What is a guaranteed loan?

About Guaranteed Loans

In the traditional sense of the term, a guaranteed loan is a loan that is underwritten and managed by a financial institution and which a government agency has guaranteed to pay if the borrower defaults. To default on a loan means you do not make payments on time or, in some cases, at all. Examples of these guaranteed loans are small business loans that are guaranteed by the Small Business Administration and home mortgage loans that are guaranteed by the Veterans Administration. The term guaranteed loan has also come to mean an unsecured personal loan that is "guaranteed" by a co-signer. The co-signer promises to pay the debt if the borrower defaults.

   
Where can I find information on building, maintaining, or repairing my credit?

Building, Maintaining & Repairing Credit

If you are in the market for a guaranteed personal loan or other type of loan, you may want to check out FirstGov.org. This site is a clearinghouse for tons of useful information from federal agencies and includes information on all sorts of consumer topics, including credit. There are countless publications that you can order for little or no money. Most are also available as PDFs for immediate download. Of particular interest to those considering taking out personal loans is the publication No. 571, Personal Financial Choices. The booklet explains the basics of Chapter 7 bankruptcy, how to set up a sound financial plan, how to rebuild your credit, and much more.

   
Are there steps I can take to protect myself as a co-signer?

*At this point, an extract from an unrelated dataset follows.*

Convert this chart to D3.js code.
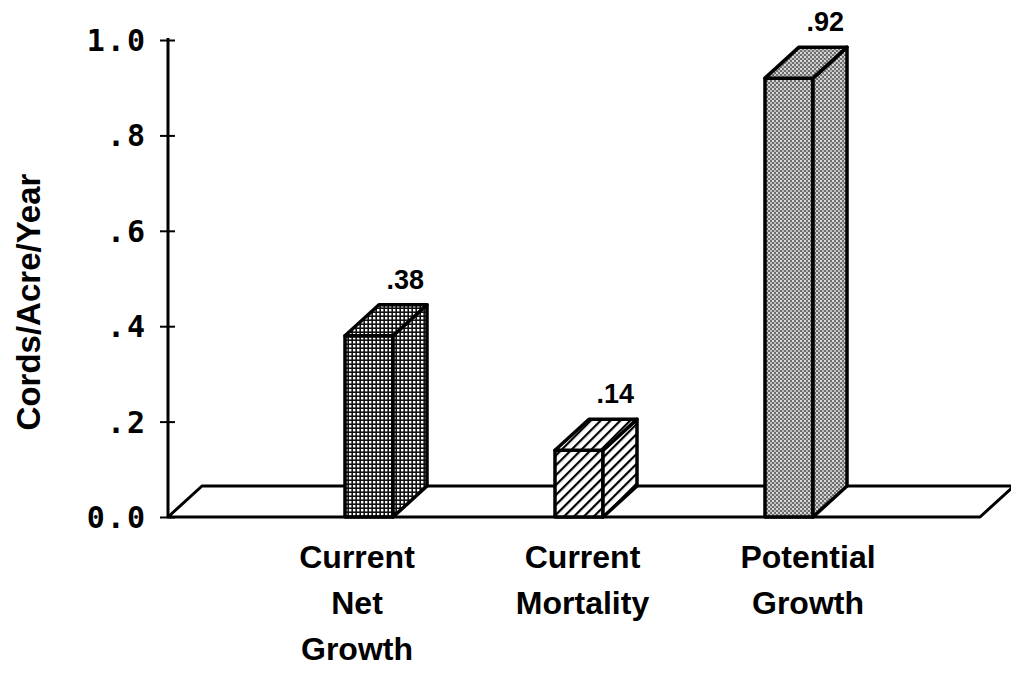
<!DOCTYPE html>
<html>
<head>
<meta charset="utf-8">
<script src="https://cdn.jsdelivr.net/npm/d3@7"></script>
<style>
  body { margin: 0; background: #fff; }
  svg { display: block; }
  .lbl { font-family: "Liberation Sans", Arial, sans-serif; font-weight: bold; fill: #000; }
  .ytk { font-family: "DejaVu Sans Mono", monospace; font-weight: bold; fill: #000; }
</style>
</head>
<body>
<div id="chart"></div>
<script>
// values
var categories = ['Current Net Growth', 'Current Mortality', 'Potential Growth']
var values = [0.38, 0.14, 0.92]
var patterns = ['grid', 'hatch', 'stipple']
var yTicks = [0, 0.2, 0.4, 0.6, 0.8, 1.0]
var yTickLabels = ['0.0', '.2', '.4', '.6', '.8', '1.0']

var W = 1011, H = 673
var svg = d3.select('#chart').append('svg').attr('width', W).attr('height', H)

var y = d3.scaleLinear().domain([0, 1]).range([517, 40])
var x = d3.scaleBand().domain(categories).range([240, 918])
  .paddingInner(0.7714).paddingOuter(0.5)
// category names sit a bit off the bars in the original
var xl = d3.scalePoint().domain(categories).range([357, 808])

var axisX = 168
var dx = 34, dy = -31   // depth of the fake 3d

// fills
var defs = svg.append('defs')
var pg = defs.append('pattern').attr('id', 'grid')
  .attr('patternUnits', 'userSpaceOnUse').attr('width', 4).attr('height', 4)
pg.append('rect').attr('width', 4).attr('height', 4).attr('fill', '#111')
pg.append('rect').attr('x', 1).attr('y', 1).attr('width', 2.4).attr('height', 2.4).attr('fill', '#fff')

var ph = defs.append('pattern').attr('id', 'hatch')
  .attr('patternUnits', 'userSpaceOnUse').attr('width', 7).attr('height', 7)
  .attr('patternTransform', 'rotate(45)')
ph.append('rect').attr('width', 7).attr('height', 7).attr('fill', '#fff')
ph.append('rect').attr('x', 0).attr('width', 2.2).attr('height', 7).attr('fill', '#000')

var ps = defs.append('pattern').attr('id', 'stipple')
  .attr('patternUnits', 'userSpaceOnUse').attr('width', 4).attr('height', 4)
ps.append('rect').attr('width', 4).attr('height', 4).attr('fill', '#6e6e6e')
ps.append('rect').attr('x', 0).attr('y', 0).attr('width', 2).attr('height', 2).attr('fill', '#d8d8d8')
ps.append('rect').attr('x', 2).attr('y', 2).attr('width', 2).attr('height', 2).attr('fill', '#bdbdbd')

// floor
var fx0 = axisX, fx1 = 980, fy = y(0)
svg.append('path')
  .attr('d', 'M' + [fx0, fy] + 'L' + [fx0 + dx, fy + dy] + 'L' + [fx1 + dx, fy + dy] + 'L' + [fx1, fy] + 'Z')
  .attr('fill', '#fff').attr('stroke', '#000').attr('stroke-width', 3).attr('stroke-linejoin', 'round')

// y axis, labels drawn by hand so the mono font sticks
var yAxis = d3.axisLeft(y).tickValues(yTicks).tickSize(8).tickFormat('')
var ga = svg.append('g').attr('transform', 'translate(' + axisX + ',0)').call(yAxis)
ga.select('.domain').remove()
ga.selectAll('.tick text').remove()
ga.selectAll('.tick line').attr('x2', -8).attr('x1', 7).attr('stroke-width', 2)
ga.append('line').attr('x1', 0).attr('x2', 0).attr('y1', y(1) - 2).attr('y2', y(0))
  .attr('stroke', '#000').attr('stroke-width', 3)

ga.selectAll('text.ytk').data(yTicks).enter().append('text').attr('class', 'ytk')
  .attr('x', -21).attr('y', function(d){ return y(d) + 11 })
  .attr('text-anchor', 'end').attr('font-size', 30).attr('letter-spacing', 2)
  .text(function(d, i){ return yTickLabels[i] })

// bars
var bw = x.bandwidth()
var bars = svg.selectAll('g.bar').data(categories).enter().append('g').attr('class', 'bar')

bars.each(function(c, i){
  var g = d3.select(this)
  var x0 = x(c), x1 = x0 + bw, yt = y(values[i]), yb = y(0)
  var fill = 'url(#' + patterns[i] + ')'
  var faces = [
    [[x0, yb], [x0, yt], [x1, yt], [x1, yb]],
    [[x1, yb], [x1, yt], [x1 + dx, yt + dy], [x1 + dx, yb + dy]],
    [[x0, yt], [x0 + dx, yt + dy], [x1 + dx, yt + dy], [x1, yt]]
  ]
  g.selectAll('path').data(faces).enter().append('path')
    .attr('d', function(p){ return 'M' + p.join('L') + 'Z' })
    .attr('fill', fill).attr('stroke', '#000').attr('stroke-width', 3.5)
    .attr('stroke-linejoin', 'round')

  g.append('text').attr('class', 'lbl')
    .attr('x', x1 + dx - 3).attr('y', yt + dy - 16)
    .attr('text-anchor', 'end').attr('font-size', 27)
    .text(d3.format('.2f')(values[i]).replace(/^0/, ''))

  var t = g.append('text').attr('class', 'lbl').attr('text-anchor', 'middle').attr('font-size', 32)
  c.split(' ').forEach(function(w, k){
    t.append('tspan').attr('x', xl(c)).attr('y', 568 + k * 46).text(w)
  })
})

// y title
svg.append('text').attr('class', 'lbl')
  .attr('transform', 'translate(40,302) rotate(-90)')
  .attr('text-anchor', 'middle').attr('font-size', 33)
  .text('Cords/Acre/Year')
</script>
</body>
</html>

Protecting Yourself as Co-signer

If you have agreed to co-sign a loan for a friend or relative, there are two things you can do to minimize your risk. First, ask the lender to agree in writing to notify you if the borrower misses even one payment. That way, you can try to manage the situation before it snowballs. Second, ask if you can limit yourself to the value of the loan itself. That way you won't be held responsible for late charges or other collection fees. If the lender agrees to this, make sure you get that in writing as well.